A kernel of truth: archeologists move one step closer to verifying that corn was once cultivated in downtown Winnipeg
Today it’s known for its river walk, market and skating trails, but The Forks in Winnipeg might once have been a centre of food production.
“Most archeologists have always assumed, but without very much evidence, that there would have been agriculture at The Forks as you would have had flooding — maybe every five years or so — that would add nutrients to the soil and make it a good growing area,” said Sid Kroeker, an archeologist who headed a team which conducted a four-year dig at the junction of the Red and Assiniboine rivers.
“But all of the circumstantial evidence points very strongly to the fact that probably early in the spring the people would be at The Forks… they’d plant their gardens and go off hunting buffalo or trips elsewhere for food and occasionally, two, three or four times a summer come back and weed, and water, and then in the fall, harvest.”
Analysis of residue in cooking pots found at the site showed both squash and corn were being cooked.

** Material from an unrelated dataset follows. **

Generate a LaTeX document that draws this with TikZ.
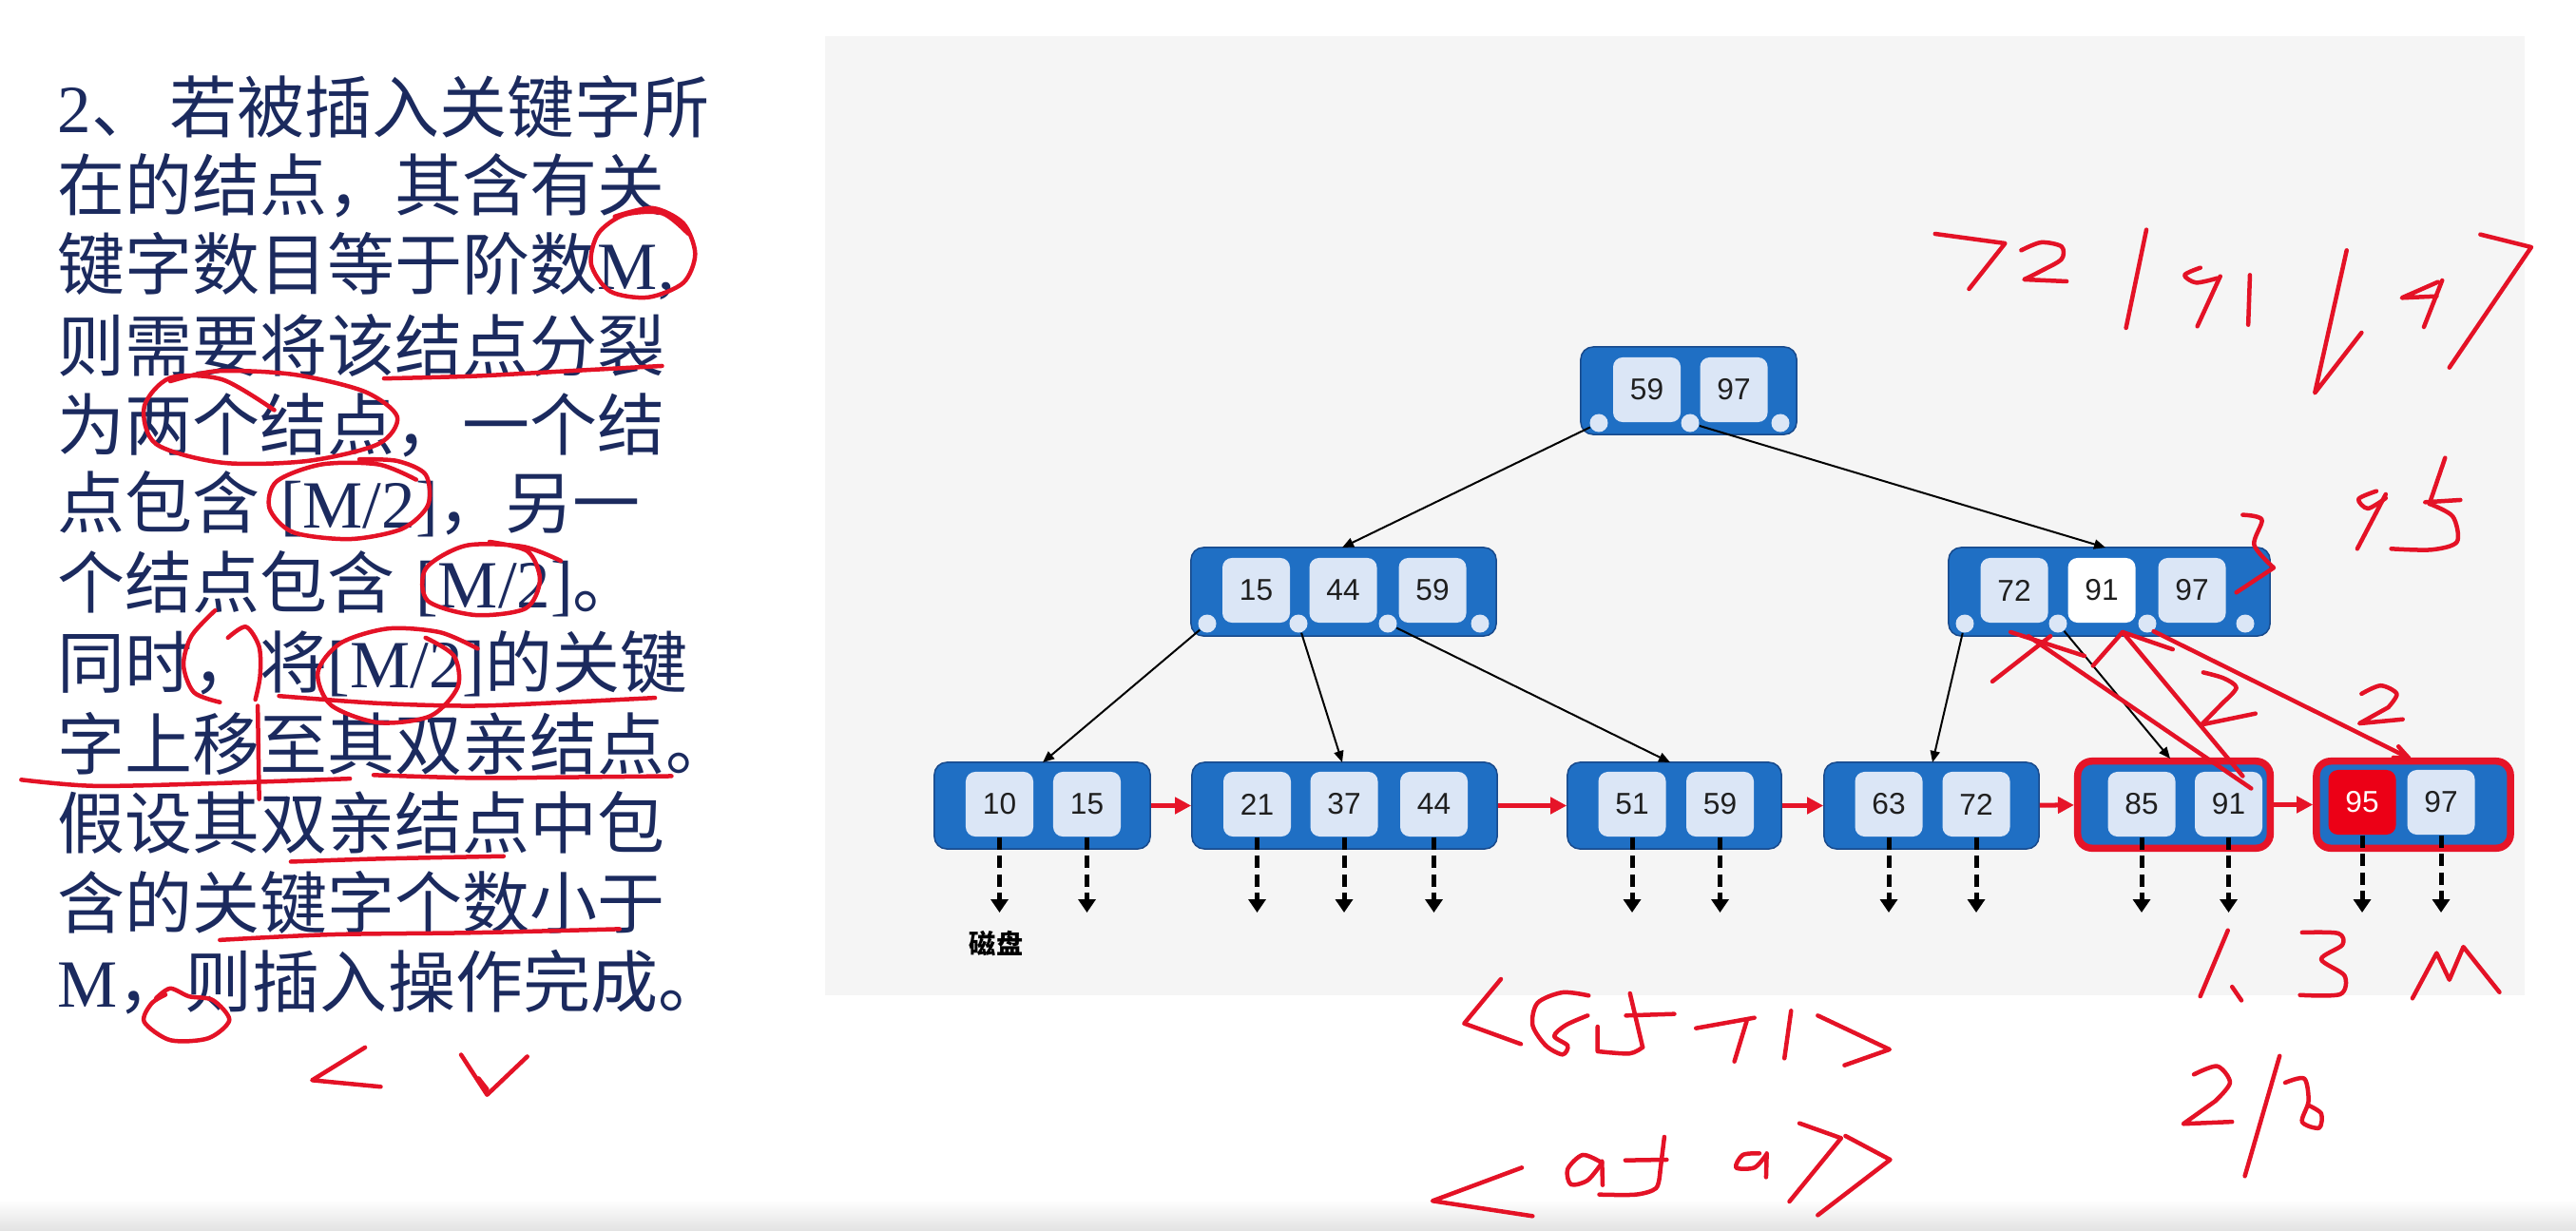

Many of the artifacts are 800 to 1,000 years old, a time when average temperatures were about 2° higher than today, which allowed for extended growing seasons.
It was already known corn was part of local diets because dried kernels have been discovered in storage pits located elsewhere in the province, including at the Kenosewun site at Lockport.
“There was a whole pantheon of foods included in their diets… but the great advantage of corn was that it could be easily stored,” noted Kroeker.
Short of finding a cache of seed corn, there’s no way of knowing for sure whether it was grown here or brought north by native people living in what is now the U.S.
But artifacts found at The Forks suggest that some serious growing was taking place.
“We also did find a couple of tools that would have been used for hoeing and weeding at the site,” said Kroeker, adding one such tool was a sharpened buffalo shoulder-blade hoe.
The rich trove of artifacts unearthed prior to construction of the Canadian Museum for Human Rights also confirm that The Forks has long been a popular meeting place. The dig unearthed 191 separate hearths and approximately 400,000 artifacts.
The magnitude of First Nations agriculture is debated among archeologists in the province, with some preferring to refer to pre-contact plant cultivation as horticulture rather than farming.